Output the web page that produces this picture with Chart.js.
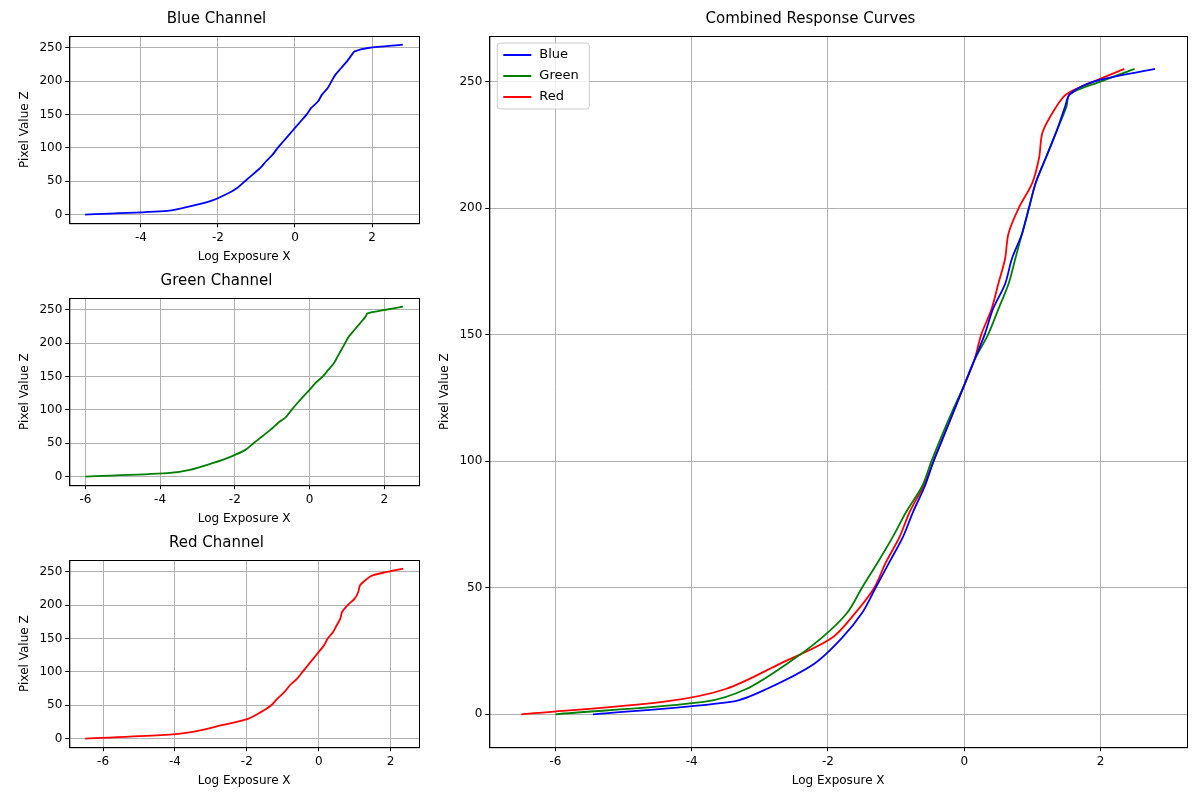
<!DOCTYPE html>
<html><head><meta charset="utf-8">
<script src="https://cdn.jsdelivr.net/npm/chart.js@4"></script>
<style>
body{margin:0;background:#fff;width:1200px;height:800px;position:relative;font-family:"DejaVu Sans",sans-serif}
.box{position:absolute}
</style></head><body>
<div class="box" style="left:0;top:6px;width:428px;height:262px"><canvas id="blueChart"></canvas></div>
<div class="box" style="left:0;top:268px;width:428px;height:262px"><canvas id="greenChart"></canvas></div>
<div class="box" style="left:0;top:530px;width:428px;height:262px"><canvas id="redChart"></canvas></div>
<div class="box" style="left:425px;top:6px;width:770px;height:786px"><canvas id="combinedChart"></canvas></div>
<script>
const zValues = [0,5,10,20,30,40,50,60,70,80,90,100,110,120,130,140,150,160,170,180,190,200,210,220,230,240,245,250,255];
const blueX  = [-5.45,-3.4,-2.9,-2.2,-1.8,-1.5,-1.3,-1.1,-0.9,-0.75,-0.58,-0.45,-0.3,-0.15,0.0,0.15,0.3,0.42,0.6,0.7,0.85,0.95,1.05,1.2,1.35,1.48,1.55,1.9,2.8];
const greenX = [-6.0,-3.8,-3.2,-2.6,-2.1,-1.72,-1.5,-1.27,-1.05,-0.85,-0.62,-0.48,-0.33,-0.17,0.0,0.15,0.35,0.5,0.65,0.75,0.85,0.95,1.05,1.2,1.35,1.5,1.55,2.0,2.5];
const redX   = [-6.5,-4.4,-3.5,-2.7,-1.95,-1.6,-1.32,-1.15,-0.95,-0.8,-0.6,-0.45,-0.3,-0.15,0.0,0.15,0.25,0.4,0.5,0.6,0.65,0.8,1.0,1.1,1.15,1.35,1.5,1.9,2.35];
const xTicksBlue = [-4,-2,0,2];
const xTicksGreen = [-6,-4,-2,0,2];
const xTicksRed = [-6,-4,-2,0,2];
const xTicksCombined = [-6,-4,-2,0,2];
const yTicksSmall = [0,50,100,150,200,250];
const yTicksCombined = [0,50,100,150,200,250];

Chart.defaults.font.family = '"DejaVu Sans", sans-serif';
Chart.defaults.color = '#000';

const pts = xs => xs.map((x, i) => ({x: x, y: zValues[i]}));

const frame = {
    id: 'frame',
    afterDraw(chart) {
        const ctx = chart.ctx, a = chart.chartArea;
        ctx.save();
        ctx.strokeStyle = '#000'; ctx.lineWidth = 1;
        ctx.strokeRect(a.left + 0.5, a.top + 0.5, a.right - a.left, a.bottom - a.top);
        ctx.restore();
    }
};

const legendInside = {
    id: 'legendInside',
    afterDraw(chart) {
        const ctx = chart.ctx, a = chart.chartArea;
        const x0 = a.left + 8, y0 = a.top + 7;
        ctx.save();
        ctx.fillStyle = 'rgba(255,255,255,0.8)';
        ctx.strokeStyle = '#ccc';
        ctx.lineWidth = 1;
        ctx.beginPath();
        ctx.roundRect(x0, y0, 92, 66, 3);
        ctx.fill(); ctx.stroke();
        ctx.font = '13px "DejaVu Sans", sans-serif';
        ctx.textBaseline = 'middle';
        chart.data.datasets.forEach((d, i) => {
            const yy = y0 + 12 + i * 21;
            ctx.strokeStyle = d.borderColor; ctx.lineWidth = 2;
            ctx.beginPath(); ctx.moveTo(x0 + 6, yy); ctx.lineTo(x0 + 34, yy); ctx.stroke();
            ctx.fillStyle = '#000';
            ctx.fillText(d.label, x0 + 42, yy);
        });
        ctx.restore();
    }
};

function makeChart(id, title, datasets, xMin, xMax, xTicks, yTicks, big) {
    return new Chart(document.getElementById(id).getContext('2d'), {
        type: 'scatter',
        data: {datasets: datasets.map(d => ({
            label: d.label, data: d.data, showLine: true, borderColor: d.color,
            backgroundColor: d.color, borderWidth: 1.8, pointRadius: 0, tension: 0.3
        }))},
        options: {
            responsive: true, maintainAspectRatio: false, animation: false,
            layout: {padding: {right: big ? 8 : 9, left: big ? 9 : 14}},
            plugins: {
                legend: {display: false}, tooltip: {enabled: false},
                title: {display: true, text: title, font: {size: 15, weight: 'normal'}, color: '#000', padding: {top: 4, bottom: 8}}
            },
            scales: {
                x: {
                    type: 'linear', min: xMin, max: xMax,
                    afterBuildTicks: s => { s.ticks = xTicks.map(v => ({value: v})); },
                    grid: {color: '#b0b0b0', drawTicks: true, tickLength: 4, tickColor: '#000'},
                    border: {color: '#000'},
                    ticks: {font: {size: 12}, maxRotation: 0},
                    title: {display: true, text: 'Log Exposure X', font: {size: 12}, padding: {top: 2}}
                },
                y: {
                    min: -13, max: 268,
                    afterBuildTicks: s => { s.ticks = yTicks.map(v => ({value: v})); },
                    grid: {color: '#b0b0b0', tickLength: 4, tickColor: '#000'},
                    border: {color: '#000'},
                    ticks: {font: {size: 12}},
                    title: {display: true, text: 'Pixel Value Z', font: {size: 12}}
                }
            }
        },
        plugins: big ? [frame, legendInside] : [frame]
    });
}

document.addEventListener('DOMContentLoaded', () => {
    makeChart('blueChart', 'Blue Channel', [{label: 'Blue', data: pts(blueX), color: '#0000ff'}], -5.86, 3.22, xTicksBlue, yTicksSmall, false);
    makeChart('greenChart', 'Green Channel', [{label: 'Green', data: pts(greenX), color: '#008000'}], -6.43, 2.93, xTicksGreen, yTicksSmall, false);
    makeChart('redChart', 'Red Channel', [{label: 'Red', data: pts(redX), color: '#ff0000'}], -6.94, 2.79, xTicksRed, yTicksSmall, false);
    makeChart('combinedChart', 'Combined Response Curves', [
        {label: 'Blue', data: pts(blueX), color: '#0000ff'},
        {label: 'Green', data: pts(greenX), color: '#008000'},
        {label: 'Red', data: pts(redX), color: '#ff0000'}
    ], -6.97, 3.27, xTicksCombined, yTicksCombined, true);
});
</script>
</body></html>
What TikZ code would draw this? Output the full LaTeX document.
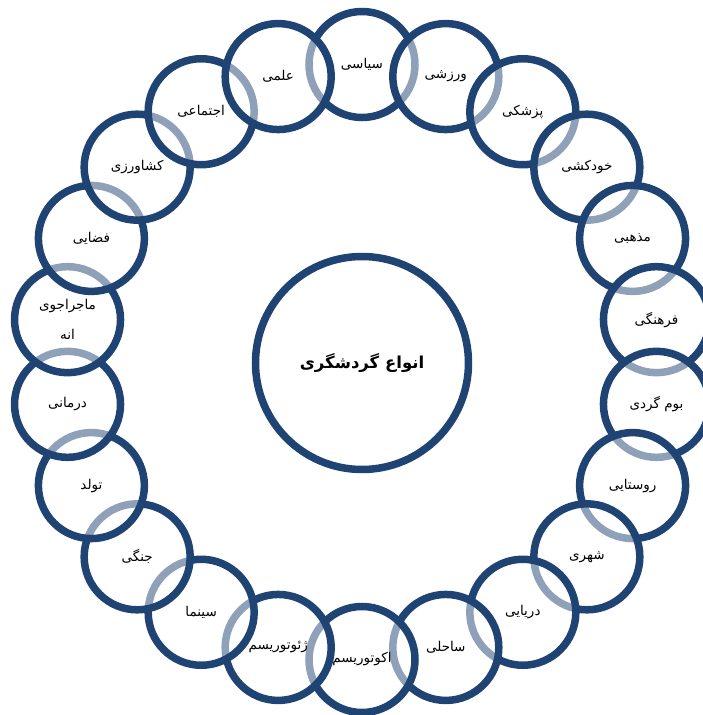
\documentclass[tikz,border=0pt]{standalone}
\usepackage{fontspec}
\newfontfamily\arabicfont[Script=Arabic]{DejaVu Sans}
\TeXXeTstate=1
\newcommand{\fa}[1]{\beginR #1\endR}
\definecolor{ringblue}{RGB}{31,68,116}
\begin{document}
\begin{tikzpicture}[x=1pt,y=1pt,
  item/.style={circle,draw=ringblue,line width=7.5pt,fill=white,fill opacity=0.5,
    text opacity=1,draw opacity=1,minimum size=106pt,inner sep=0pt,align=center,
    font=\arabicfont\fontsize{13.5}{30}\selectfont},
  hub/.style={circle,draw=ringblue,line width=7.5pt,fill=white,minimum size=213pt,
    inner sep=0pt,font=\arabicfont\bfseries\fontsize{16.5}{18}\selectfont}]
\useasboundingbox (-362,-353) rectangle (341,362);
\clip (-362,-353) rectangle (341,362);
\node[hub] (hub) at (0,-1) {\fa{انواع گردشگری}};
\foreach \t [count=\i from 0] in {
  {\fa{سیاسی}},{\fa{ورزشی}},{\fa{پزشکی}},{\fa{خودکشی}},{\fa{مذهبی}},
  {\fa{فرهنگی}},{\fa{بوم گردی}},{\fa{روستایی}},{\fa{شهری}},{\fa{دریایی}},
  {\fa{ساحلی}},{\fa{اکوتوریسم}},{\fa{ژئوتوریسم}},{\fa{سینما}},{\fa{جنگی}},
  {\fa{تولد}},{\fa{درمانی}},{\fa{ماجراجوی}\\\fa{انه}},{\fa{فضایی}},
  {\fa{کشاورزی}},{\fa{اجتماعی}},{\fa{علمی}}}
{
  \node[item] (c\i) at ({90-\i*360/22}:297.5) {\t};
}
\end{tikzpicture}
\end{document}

*Instruction*
Everything from the first line to the line with "const pts = xs" must be repeated exactly, and nothing else. Leave the pictures out.

*Response*
Output the web page that produces this picture with Chart.js.
<!DOCTYPE html>
<html><head><meta charset="utf-8">
<script src="https://cdn.jsdelivr.net/npm/chart.js@4"></script>
<style>
body{margin:0;background:#fff;width:1200px;height:800px;position:relative;font-family:"DejaVu Sans",sans-serif}
.box{position:absolute}
</style></head><body>
<div class="box" style="left:0;top:6px;width:428px;height:262px"><canvas id="blueChart"></canvas></div>
<div class="box" style="left:0;top:268px;width:428px;height:262px"><canvas id="greenChart"></canvas></div>
<div class="box" style="left:0;top:530px;width:428px;height:262px"><canvas id="redChart"></canvas></div>
<div class="box" style="left:425px;top:6px;width:770px;height:786px"><canvas id="combinedChart"></canvas></div>
<script>
const zValues = [0,5,10,20,30,40,50,60,70,80,90,100,110,120,130,140,150,160,170,180,190,200,210,220,230,240,245,250,255];
const blueX  = [-5.45,-3.4,-2.9,-2.2,-1.8,-1.5,-1.3,-1.1,-0.9,-0.75,-0.58,-0.45,-0.3,-0.15,0.0,0.15,0.3,0.42,0.6,0.7,0.85,0.95,1.05,1.2,1.35,1.48,1.55,1.9,2.8];
const greenX = [-6.0,-3.8,-3.2,-2.6,-2.1,-1.72,-1.5,-1.27,-1.05,-0.85,-0.62,-0.48,-0.33,-0.17,0.0,0.15,0.35,0.5,0.65,0.75,0.85,0.95,1.05,1.2,1.35,1.5,1.55,2.0,2.5];
const redX   = [-6.5,-4.4,-3.5,-2.7,-1.95,-1.6,-1.32,-1.15,-0.95,-0.8,-0.6,-0.45,-0.3,-0.15,0.0,0.15,0.25,0.4,0.5,0.6,0.65,0.8,1.0,1.1,1.15,1.35,1.5,1.9,2.35];
const xTicksBlue = [-4,-2,0,2];
const xTicksGreen = [-6,-4,-2,0,2];
const xTicksRed = [-6,-4,-2,0,2];
const xTicksCombined = [-6,-4,-2,0,2];
const yTicksSmall = [0,50,100,150,200,250];
const yTicksCombined = [0,50,100,150,200,250];

Chart.defaults.font.family = '"DejaVu Sans", sans-serif';
Chart.defaults.color = '#000';

const pts = xs => xs.map((x, i) => ({x: x, y: zValues[i]}));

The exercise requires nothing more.